Nunca me interesó demasiado México, pero aún menos esperaba encontrarme a la Argentina por aquí. Fuerzas armadas y de seguridad acusadas. Desaparecidos. Los chicos que cantan el argentinísimo "Que lo vengan a ver…" al presidente Peña Nieto. Y, sobre todo, otra consigna que -pese a ligeras modificaciones- interpela nuestro pasado nacional: "Vivos se los llevaron. Vivos los queremos". Y bien, ¿no son estas las nuevas formas del genocidio? ¿No piden a gritos la inclusión de la criminalidad organizada en el Estatuto de Roma, es decir: entre los crímenes perseguibles por la Corte Penal Internacional? ¿No exigen, en caso de imposibilidad, la creación de una Corte Penal
Latinoamericana que proteja los Derechos Humanos persiguiendo y castigando los crímenes tipificados por la Convención de Palermo de la ONU, a la que han adherido la mayoría de los países latinoamericanos?
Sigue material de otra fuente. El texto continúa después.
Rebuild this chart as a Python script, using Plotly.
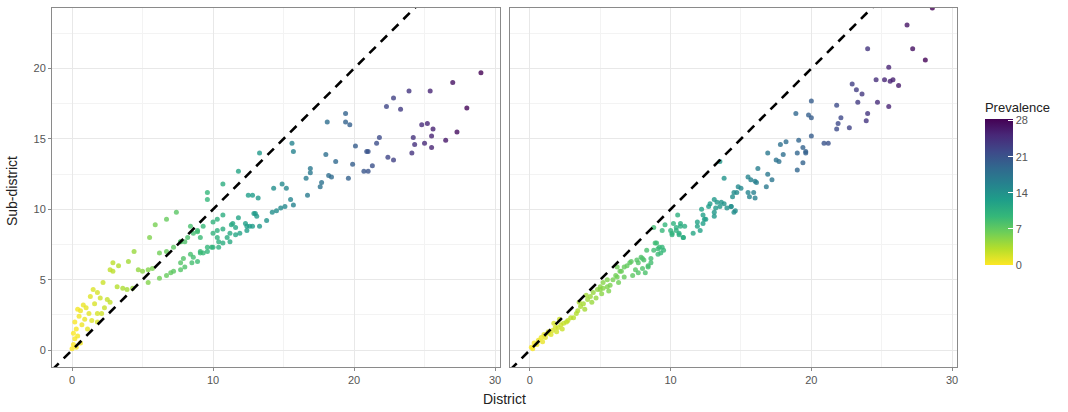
import plotly.graph_objects as go

# ---------------- data ----------------
left_district = [
    0.0, 0.1, 0.2, 0.1, 0.3, 0.2, 0.4, 0.5, 0.6, 0.4, 0.8, 1.0, 0.7, 0.9, 1.2, 1.4, 1.8, 1.8, 2.1, 1.3,
    1.5, 1.8, 2.2, 2.5, 2.7, 2.7, 2.9, 2.9, 3.3, 1.1, 0.6, 0.3, 1.6, 2.0, 2.3,
    4.0, 4.4, 5.5, 5.9, 6.7, 7.4, 9.6, 9.6, 10.7, 11.8, 13.3, 15.6, 15.7, 18.1, 19.4, 19.4, 19.7, 22.3,
    22.8, 23.9, 25.4, 27.0, 29.0, 23.3, 28.0,
    3.2, 3.6, 3.9, 4.3, 4.7, 5.0, 5.4, 5.7, 6.2, 6.7, 7.2, 7.7, 8.2, 8.6, 8.9, 8.4, 9.3, 10.0, 10.3, 10.7,
    10.0, 10.3, 11.4, 12.8, 13.0, 12.5, 13.2, 12.9, 13.1, 11.8, 12.3, 14.9, 15.2, 14.3, 16.9, 16.9, 16.6,
    18.2, 18.4, 17.7, 17.6, 19.6, 18.0, 18.7, 19.9, 21.3, 20.7, 21.0, 20.1, 21.6, 21.8, 21.0, 20.9, 22.4,
    22.8, 24.2, 24.3, 25.0, 25.5, 24.1, 24.8, 25.2, 25.6, 25.5, 27.3, 26.5,
    5.4, 6.2, 6.7, 7.0, 7.2, 7.7, 8.0, 8.5, 8.9, 7.9, 7.7, 8.4, 8.6, 9.1, 9.3, 9.1, 9.6, 9.6, 9.9, 10.0,
    10.4, 10.3, 10.4, 10.7, 11.0, 11.2, 11.2, 10.7, 11.6, 11.9, 11.3, 11.6, 12.4, 12.4, 12.6, 12.8, 13.3,
    13.8, 14.2, 14.5, 14.8, 15.1, 15.5, 15.7, 16.7, 8.0, 7.7, 8.9, 9.1,
]
left_subdistrict = [
    0.1, 0.4, 0.8, 1.2, 1.5, 2.0, 1.0, 2.4, 2.8, 2.9, 3.2, 3.0, 1.8, 2.2, 2.6, 2.1, 2.0, 2.6, 2.6, 3.8,
    4.3, 4.1, 4.8, 3.6, 3.4, 5.7, 5.6, 6.2, 6.0, 1.5, 0.5, 0.2, 3.3, 3.7, 3.0,
    6.3, 7.0, 8.0, 8.9, 9.3, 9.8, 10.7, 11.2, 11.8, 12.7, 14.0, 14.7, 14.1, 16.2, 16.8, 16.2, 16.0, 17.3,
    17.9, 18.4, 18.4, 19.0, 19.7, 17.1, 17.2,
    4.5, 4.4, 4.3, 4.4, 5.7, 5.6, 5.7, 5.8, 6.9, 7.0, 7.3, 7.7, 8.0, 8.3, 8.4, 8.8, 8.8, 9.1, 9.3, 9.6,
    8.3, 8.5, 9.0, 11.0, 9.7, 11.0, 10.8, 9.7, 9.5, 9.4, 9.0, 11.8, 11.5, 11.5, 12.9, 12.6, 12.2,
    12.4, 12.3, 11.9, 11.6, 12.2, 13.9, 13.4, 13.2, 13.1, 12.7, 12.7, 14.5, 14.7, 15.1, 14.1, 14.1, 13.7,
    13.5, 15.1, 14.6, 14.7, 14.4, 14.0, 16.0, 16.1, 15.7, 15.2, 15.5, 14.9,
    4.8, 5.1, 5.3, 5.5, 5.6, 5.7, 5.9, 6.2, 6.3, 6.5, 6.2, 6.8, 6.6, 7.0, 6.9, 6.9, 7.0, 7.3, 7.3, 7.3,
    7.3, 8.0, 7.7, 7.6, 8.0, 7.7, 8.3, 8.6, 8.2, 8.3, 8.9, 8.7, 8.5, 8.8, 8.8, 8.8, 8.8,
    9.2, 9.8, 9.9, 10.1, 10.2, 10.7, 10.3, 11.0, 7.7, 7.7, 8.5, 8.0,
]

right_district = [
    0.1, 0.3, 0.6, 0.8, 1.0, 1.3, 1.3, 1.6, 1.8, 2.0, 2.2, 2.4, 2.7, 2.9, 3.1, 0.2, 0.5, 0.9, 1.1, 1.5,
    1.9, 2.3, 2.6, 3.3, 2.1, 1.7,
    3.4, 3.6, 3.8, 4.1, 4.3, 4.5, 4.8, 5.0, 5.2, 5.5, 3.9, 4.4, 4.7, 5.1, 5.6, 4.0, 3.5,
    5.0, 5.2, 5.5, 5.7, 5.9, 6.3, 6.1, 6.7, 6.2, 6.5,
    7.9, 8.1, 7.7, 8.4, 8.0, 7.5, 7.2, 6.9, 7.7, 7.3, 8.6,
    8.9, 9.2, 8.8, 9.3, 9.1, 8.3,
    6.2, 6.4, 6.7, 7.1, 7.6, 8.0, 8.2, 8.4, 8.6, 9.1, 9.4, 9.5, 9.0, 8.8, 9.4, 9.6, 10.1, 10.6, 10.9,
    10.4, 10.7, 11.9, 12.4, 12.2, 12.8, 13.6, 14.3, 14.6,
    10.5, 10.2, 10.4, 10.6, 10.9, 11.0, 10.7, 10.0, 10.1, 12.3, 12.5, 12.3, 11.9, 11.6, 12.1, 13.1, 13.3,
    13.5, 13.8, 14.0, 12.7, 13.2, 14.5, 14.3, 13.1, 13.1, 13.8, 14.5, 14.4, 15.5, 15.6, 16.0, 15.0, 15.5,
    15.7, 16.2, 16.9, 17.2, 16.0, 16.1, 16.8, 15.9, 14.7, 14.8, 13.5, 16.9, 17.5, 17.7, 18.0, 17.8, 18.2,
    19.0, 19.4, 19.0, 19.4, 19.6, 19.6, 19.1, 20.0, 20.9, 21.2, 18.9, 19.8, 20.0, 20.0, 21.8, 22.1, 21.9,
    21.8, 22.7, 24.0, 23.9, 23.3, 24.7, 25.5, 22.9, 23.2, 23.6, 24.6, 25.2, 25.6, 25.8, 26.2, 24.0, 25.5,
    27.2, 28.1, 26.8, 28.6,
]
right_subdistrict = [
    0.2, 0.5, 0.7, 0.9, 1.1, 1.2, 1.3, 1.4, 1.6, 1.6, 1.8, 1.9, 2.1, 2.3, 2.3, 0.1, 0.4, 0.6, 0.9, 1.1,
    1.3, 1.5, 2.0, 2.6, 2.2, 1.9,
    2.8, 3.1, 3.3, 3.6, 3.8, 4.1, 4.3, 4.5, 4.8, 5.0, 2.9, 3.4, 3.7, 4.0, 4.2, 3.9, 3.4,
    4.3, 4.4, 4.5, 4.6, 5.0, 4.8, 5.3, 5.2, 5.9, 5.6,
    6.6, 6.4, 6.2, 6.0, 5.8, 5.7, 6.3, 6.0, 5.5, 5.3, 6.5,
    7.6, 7.3, 7.1, 6.9, 6.8, 7.1,
    5.2, 5.6, 5.9, 6.2, 6.4, 6.5, 5.5, 5.9, 6.2, 7.2, 7.3, 7.1, 7.6, 8.7, 8.5, 8.9, 8.3, 8.2, 8.0,
    8.7, 8.8, 9.1, 9.3, 10.0, 10.4, 10.5, 10.2, 9.9,
    9.6, 9.0, 8.5, 8.3, 8.0, 8.8, 9.0, 8.5, 8.2, 9.6, 9.3, 9.0, 8.8, 8.3, 8.5, 10.7, 10.5,
    10.2, 10.4, 10.1, 10.2, 10.1, 9.8, 10.2, 9.8, 9.5, 12.2, 11.2, 10.9, 11.2, 10.9, 10.8, 11.5, 12.3,
    12.1, 12.9, 12.5, 12.1, 12.0, 11.9, 11.6, 11.2, 11.2, 11.6, 13.4, 14.0, 13.5, 13.4, 13.9, 14.6, 14.8,
    12.8, 13.3, 14.0, 14.4, 14.1, 14.0, 14.9, 15.2, 14.7, 14.7, 16.8, 16.7, 16.5, 17.7, 17.4, 16.5, 16.1,
    15.7, 15.8, 16.8, 16.3, 17.6, 17.6, 17.3, 18.9, 18.5, 18.2, 19.2, 19.2, 19.1, 19.2, 18.8, 21.4, 20.1,
    21.4, 20.6, 23.1, 24.3,
]

# Prevalence (colour) is the district prevalence of each area
left_prevalence = left_district
right_prevalence = right_district

identity_line = [-3, 35]          # y = x reference line
x_ticks = [0, 10, 20, 30]
y_ticks = [0, 5, 10, 15, 20]
colorbar_ticks = [0, 7, 14, 21, 28]

# ---------------- figure ----------------
FONT = "Liberation Sans, Arial, sans-serif"
GRID = "#e8e8e8"
MINOR = "#f3f3f3"
BORDER = "#8a8a8a"
TICKFONT = dict(family=FONT, size=11, color="#555555")

fig = go.Figure()

marker_common = dict(
    size=5,
    colorscale="Viridis",
    reversescale=True,
    cmin=0,
    cmax=28.3,
    opacity=0.8,
    line=dict(width=0),
)

for i, (xs, ys, cs) in enumerate([
    (left_district, left_subdistrict, left_prevalence),
    (right_district, right_subdistrict, right_prevalence),
]):
    xa = "x" if i == 0 else "x2"
    ya = "y" if i == 0 else "y2"
    m = dict(marker_common, color=cs, showscale=(i == 0))
    if i == 0:
        m["colorbar"] = dict(
            title=dict(text="Prevalence", side="top",
                       font=dict(family=FONT, size=13, color="#222222")),
            tickvals=colorbar_ticks,
            tickfont=TICKFONT,
            ticks="inside",
            ticklen=5,
            tickcolor="white",
            thickness=28,
            lenmode="pixels",
            len=166,
            xpad=0,
            ypad=0,
            x=1.0309,
            xanchor="left",
            y=0.7465,
            yanchor="top",
            outlinewidth=0,
        )
    fig.add_trace(go.Scatter(
        x=xs, y=ys, mode="markers", marker=m,
        xaxis=xa, yaxis=ya, showlegend=False, hoverinfo="x+y",
    ))
    fig.add_trace(go.Scatter(
        x=identity_line, y=identity_line, mode="lines",
        line=dict(color="black", width=2.6, dash="9px,7px"),
        xaxis=xa, yaxis=ya, showlegend=False, hoverinfo="skip",
    ))

xrange = [-1.42, 30.35]
yrange = [-1.2, 24.3]

axis_common = dict(
    showline=True, mirror=True, linecolor=BORDER, linewidth=1,
    showgrid=True, gridcolor=GRID, gridwidth=1,
    zeroline=False, ticks="outside", ticklen=3, tickcolor=BORDER,
    tickfont=TICKFONT, automargin=False,
)

fig.update_layout(
    width=1068, height=412,
    margin=dict(l=52, r=111, t=8, b=45, autoexpand=False),
    paper_bgcolor="white", plot_bgcolor="white",
    font=dict(family=FONT),
    hovermode=False,
    xaxis=dict(axis_common, domain=[0, 0.495], range=xrange, tickvals=x_ticks,
               minor=dict(dtick=5, tick0=0, showgrid=True, gridcolor=MINOR, ticks="")),
    xaxis2=dict(axis_common, domain=[0.506, 1], range=xrange, tickvals=x_ticks,
                minor=dict(dtick=5, tick0=0, showgrid=True, gridcolor=MINOR, ticks="")),
    yaxis=dict(axis_common, domain=[0, 1], range=yrange, tickvals=y_ticks, anchor="x",
               minor=dict(dtick=2.5, tick0=0, showgrid=True, gridcolor=MINOR, ticks="")),
    yaxis2=dict(axis_common, domain=[0, 1], range=yrange, tickvals=y_ticks, anchor="x2",
                showticklabels=False, ticks="",
                minor=dict(dtick=2.5, tick0=0, showgrid=True, gridcolor=MINOR, ticks="")),
    annotations=[
        dict(text="District", xref="paper", yref="paper", x=0.5, y=0,
             xanchor="center", yanchor="top", yshift=-22, showarrow=False,
             font=dict(family=FONT, size=14, color="#222222")),
        dict(text="Sub-district", xref="paper", yref="paper", x=0, y=0.49,
             xanchor="right", yanchor="middle", xshift=-30, textangle=-90,
             showarrow=False, font=dict(family=FONT, size=14, color="#222222")),
    ],
)

# Place the figure at the page's top-left corner (no default body margin).
fig.write_html(
    "out.html",
    config={"displayModeBar": False},
    post_script="document.body.style.margin='0';document.body.style.overflow='hidden';",
)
Son preguntas retóricas, pero la cuestión es central: ¿podrá borgeanamente el espanto unir lo que el amor no fue capaz? ¿Avanzará la unidad latinoamericana, finalmente, no por la vía de la cooperación político-económica sino por la de la lucha contra el crimen organizado, convertido hoy en el principal problema regional?
Cuarenta y tres desaparecidos de unos veinte años. Una sociedad que masacra a sus hijos. Una marcha estudiantil que, el día del aniversario de la revolución de Emiliano Zapata y Pancho Villa, clama "Fue el estado", y dice también "No son cuarenta y tres, son miles".
Un movimiento político nacido hace mucho al calor de otra revuelta popular que se convirtió luego en el partido del poder. Una oposición que cuando le ha tocado el turno no lo ha hecho mejor. Una izquierda fragmentada, uno de cuyos integrantes está acusado de promover una masacre. Una sociedad sin liderazgos visibles ni alternativas a la vista. Un rumor sordo de que se vayan todos, y el narco por todos lados. Omnipresente. Omnipotente. Criminal. ¿Les suena?
"¿Por qué, por qué, por qué nos asesinan, si somos la esperanza de América Latina?", cantan los chicos en la plaza. "Tenemos la ilusión de ver de nuevo a los cuarenta y tres", dicen los padres desde el palco. Vuelvo al hotel. En la TV sigue sin verse casi nada de la marcha. Un solo canal transmite en directo. En muchos está Obama anunciando su plan de legalización para cinco millones de inmigrantes, mayoritariamente mexicanos. En el Zócalo, un grupito de anarcos, o de provocadores, tira piedras contra la Policía. Hay gases, cohetazos, molotovs, palos, corridas. La Policía desaloja el Zócalo. Hace rato que se ha puesto el sol.